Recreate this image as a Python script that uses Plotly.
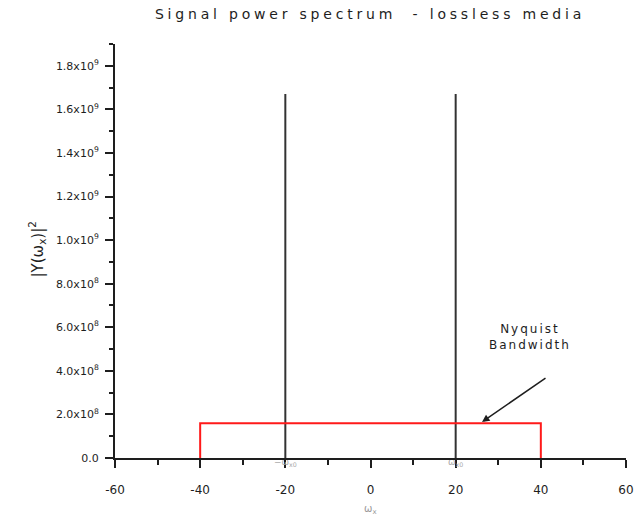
import plotly.graph_objects as go

# Data
carrier_freqs = [-20, 20]
carrier_power = 1.67e9
nyquist_edges = [-40, 40]
nyquist_level = 1.6e8

x_ticks = [-60, -40, -20, 0, 20, 40, 60]
x_ticktext = ["-60", "-40", "-20", "0", "20", "40", "60"]
y_ticks = [0, 2e8, 4e8, 6e8, 8e8, 1.0e9, 1.2e9, 1.4e9, 1.6e9, 1.8e9]
y_ticktext = ["0.0", "2.0x10<sup>8</sup>", "4.0x10<sup>8</sup>", "6.0x10<sup>8</sup>",
              "8.0x10<sup>8</sup>", "1.0x10<sup>9</sup>", "1.2x10<sup>9</sup>",
              "1.4x10<sup>9</sup>", "1.6x10<sup>9</sup>", "1.8x10<sup>9</sup>"]

fig = go.Figure()

for f in carrier_freqs:
    fig.add_trace(go.Scatter(x=[f, f], y=[0, carrier_power], mode="lines",
                             line=dict(color="#333333", width=2), showlegend=False,
                             hoverinfo="skip"))

fig.add_trace(go.Scatter(
    x=[nyquist_edges[0], nyquist_edges[0], nyquist_edges[1], nyquist_edges[1]],
    y=[0, nyquist_level, nyquist_level, 0],
    mode="lines", line=dict(color="#ff1a1a", width=2), showlegend=False,
    hoverinfo="skip"))

W, H = 636, 531
L, R, T, B = 115, 10, 44, 73
PW, PH = W - L - R, H - T - B

def px(p):
    return (p - L) / PW

def py(p):
    return (H - B - p) / PH

font_family = "DejaVu Sans, Verdana, sans-serif"
dark = "#1e1e1e"

fig.update_layout(
    width=W, height=H,
    margin=dict(l=L, r=R, t=T, b=B, autoexpand=False),
    paper_bgcolor="white", plot_bgcolor="white",
    font=dict(family=font_family, color=dark, size=11),
    title=dict(text="Signal power spectrum  - lossless media",
               x=370 / W, xanchor="center", xref="container",
               y=1 - 14 / H, yanchor="middle", yref="container",
               font=dict(size=14, color=dark, family=font_family)),
    xaxis=dict(range=[-60, 60], tickvals=x_ticks, ticktext=x_ticktext,
               showgrid=False, zeroline=False, showline=True, automargin=False,
               linecolor=dark, linewidth=2, ticks="outside",
               ticklen=8, tickwidth=2, tickcolor=dark,
               ticklabelstandoff=12,
               tickfont=dict(size=12, color=dark),
               minor=dict(ticks="outside", ticklen=5, tickwidth=2,
                          tickcolor=dark, dtick=10, tick0=0)),
    yaxis=dict(range=[0, 1.9e9], tickvals=y_ticks, ticktext=y_ticktext,
               showgrid=False, zeroline=False, showline=True, automargin=False,
               linecolor=dark, linewidth=2, ticks="outside",
               ticklen=8, tickwidth=2, tickcolor=dark,
               ticklabelstandoff=4,
               tickfont=dict(size=11, color=dark),
               minor=dict(ticks="outside", ticklen=4, tickwidth=2,
                          tickcolor=dark, dtick=1e8, tick0=0)),
)

annotations = [
    dict(text="|Y(ω<sub>x</sub>)|<sup>2</sup>", x=px(24), y=py(250), xref="paper",
         yref="paper", textangle=-90, showarrow=False,
         font=dict(size=15, color=dark)),
    dict(text="ω<sub>x</sub>", x=0, y=py(518), xref="x", yref="paper",
         showarrow=False, font=dict(size=10, color="#999999")),
    dict(text="−ω<sub>x0</sub>", x=-20, y=py(470), xref="x", yref="paper",
         showarrow=False, font=dict(size=9, color="#aaaaaa")),
    dict(text="ω<sub>x0</sub>", x=20, y=py(470), xref="x", yref="paper",
         showarrow=False, font=dict(size=9, color="#aaaaaa")),
    dict(text="Nyquist<br>Bandwidth", x=px(564), y=py(354), xref="paper", yref="paper",
         showarrow=False, align="center", font=dict(size=12, color=dark)),
]
for a in annotations:
    fig.add_annotation(**a)

fig.add_annotation(x=px(482), y=py(422), xref="paper", yref="paper",
                   ax=547 - 482, ay=377 - 422,
                   showarrow=True, arrowhead=2, arrowsize=1, arrowwidth=1.5,
                   arrowcolor=dark, text="")

post = """
var gd = document.getElementById('{plot_id}');
function spaceText(){
  var t = gd.querySelector('.gtitle');
  if (t) { t.style.letterSpacing = '3.8px'; }
  var anns = gd.querySelectorAll('.annotation-text');
  anns.forEach(function(a){
    if (a.textContent.indexOf('Nyquist') >= 0) { a.style.letterSpacing = '2px'; }
  });
}
spaceText();
gd.on('plotly_afterplot', spaceText);
"""

fig.write_html("out.html", post_script=post)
# # # # #
▸ **What you need to do**:
Copy every line of the data word for word, omitting the images.

▸ **Correct answer**:
Recreate this image as a Python script that uses Plotly.
import plotly.graph_objects as go

# Data
carrier_freqs = [-20, 20]
carrier_power = 1.67e9
nyquist_edges = [-40, 40]
nyquist_level = 1.6e8

x_ticks = [-60, -40, -20, 0, 20, 40, 60]
x_ticktext = ["-60", "-40", "-20", "0", "20", "40", "60"]
y_ticks = [0, 2e8, 4e8, 6e8, 8e8, 1.0e9, 1.2e9, 1.4e9, 1.6e9, 1.8e9]
y_ticktext = ["0.0", "2.0x10<sup>8</sup>", "4.0x10<sup>8</sup>", "6.0x10<sup>8</sup>",
              "8.0x10<sup>8</sup>", "1.0x10<sup>9</sup>", "1.2x10<sup>9</sup>",
              "1.4x10<sup>9</sup>", "1.6x10<sup>9</sup>", "1.8x10<sup>9</sup>"]

fig = go.Figure()

for f in carrier_freqs:
    fig.add_trace(go.Scatter(x=[f, f], y=[0, carrier_power], mode="lines",
                             line=dict(color="#333333", width=2), showlegend=False,
                             hoverinfo="skip"))

fig.add_trace(go.Scatter(
    x=[nyquist_edges[0], nyquist_edges[0], nyquist_edges[1], nyquist_edges[1]],
    y=[0, nyquist_level, nyquist_level, 0],
    mode="lines", line=dict(color="#ff1a1a", width=2), showlegend=False,
    hoverinfo="skip"))

W, H = 636, 531
L, R, T, B = 115, 10, 44, 73
PW, PH = W - L - R, H - T - B

def px(p):
    return (p - L) / PW

def py(p):
    return (H - B - p) / PH

font_family = "DejaVu Sans, Verdana, sans-serif"
dark = "#1e1e1e"

fig.update_layout(
    width=W, height=H,
    margin=dict(l=L, r=R, t=T, b=B, autoexpand=False),
    paper_bgcolor="white", plot_bgcolor="white",
    font=dict(family=font_family, color=dark, size=11),
    title=dict(text="Signal power spectrum  - lossless media",
               x=370 / W, xanchor="center", xref="container",
               y=1 - 14 / H, yanchor="middle", yref="container",
               font=dict(size=14, color=dark, family=font_family)),
    xaxis=dict(range=[-60, 60], tickvals=x_ticks, ticktext=x_ticktext,
               showgrid=False, zeroline=False, showline=True, automargin=False,
               linecolor=dark, linewidth=2, ticks="outside",
               ticklen=8, tickwidth=2, tickcolor=dark,
               ticklabelstandoff=12,
               tickfont=dict(size=12, color=dark),
               minor=dict(ticks="outside", ticklen=5, tickwidth=2,
                          tickcolor=dark, dtick=10, tick0=0)),
    yaxis=dict(range=[0, 1.9e9], tickvals=y_ticks, ticktext=y_ticktext,
               showgrid=False, zeroline=False, showline=True, automargin=False,
               linecolor=dark, linewidth=2, ticks="outside",
               ticklen=8, tickwidth=2, tickcolor=dark,
               ticklabelstandoff=4,
               tickfont=dict(size=11, color=dark),
               minor=dict(ticks="outside", ticklen=4, tickwidth=2,
                          tickcolor=dark, dtick=1e8, tick0=0)),
)

annotations = [
    dict(text="|Y(ω<sub>x</sub>)|<sup>2</sup>", x=px(24), y=py(250), xref="paper",
         yref="paper", textangle=-90, showarrow=False,
         font=dict(size=15, color=dark)),
    dict(text="ω<sub>x</sub>", x=0, y=py(518), xref="x", yref="paper",
         showarrow=False, font=dict(size=10, color="#999999")),
    dict(text="−ω<sub>x0</sub>", x=-20, y=py(470), xref="x", yref="paper",
         showarrow=False, font=dict(size=9, color="#aaaaaa")),
    dict(text="ω<sub>x0</sub>", x=20, y=py(470), xref="x", yref="paper",
         showarrow=False, font=dict(size=9, color="#aaaaaa")),
    dict(text="Nyquist<br>Bandwidth", x=px(564), y=py(354), xref="paper", yref="paper",
         showarrow=False, align="center", font=dict(size=12, color=dark)),
]
for a in annotations:
    fig.add_annotation(**a)

fig.add_annotation(x=px(482), y=py(422), xref="paper", yref="paper",
                   ax=547 - 482, ay=377 - 422,
                   showarrow=True, arrowhead=2, arrowsize=1, arrowwidth=1.5,
                   arrowcolor=dark, text="")

post = """
var gd = document.getElementById('{plot_id}');
function spaceText(){
  var t = gd.querySelector('.gtitle');
  if (t) { t.style.letterSpacing = '3.8px'; }
  var anns = gd.querySelectorAll('.annotation-text');
  anns.forEach(function(a){
    if (a.textContent.indexOf('Nyquist') >= 0) { a.style.letterSpacing = '2px'; }
  });
}
spaceText();
gd.on('plotly_afterplot', spaceText);
"""

fig.write_html("out.html", post_script=post)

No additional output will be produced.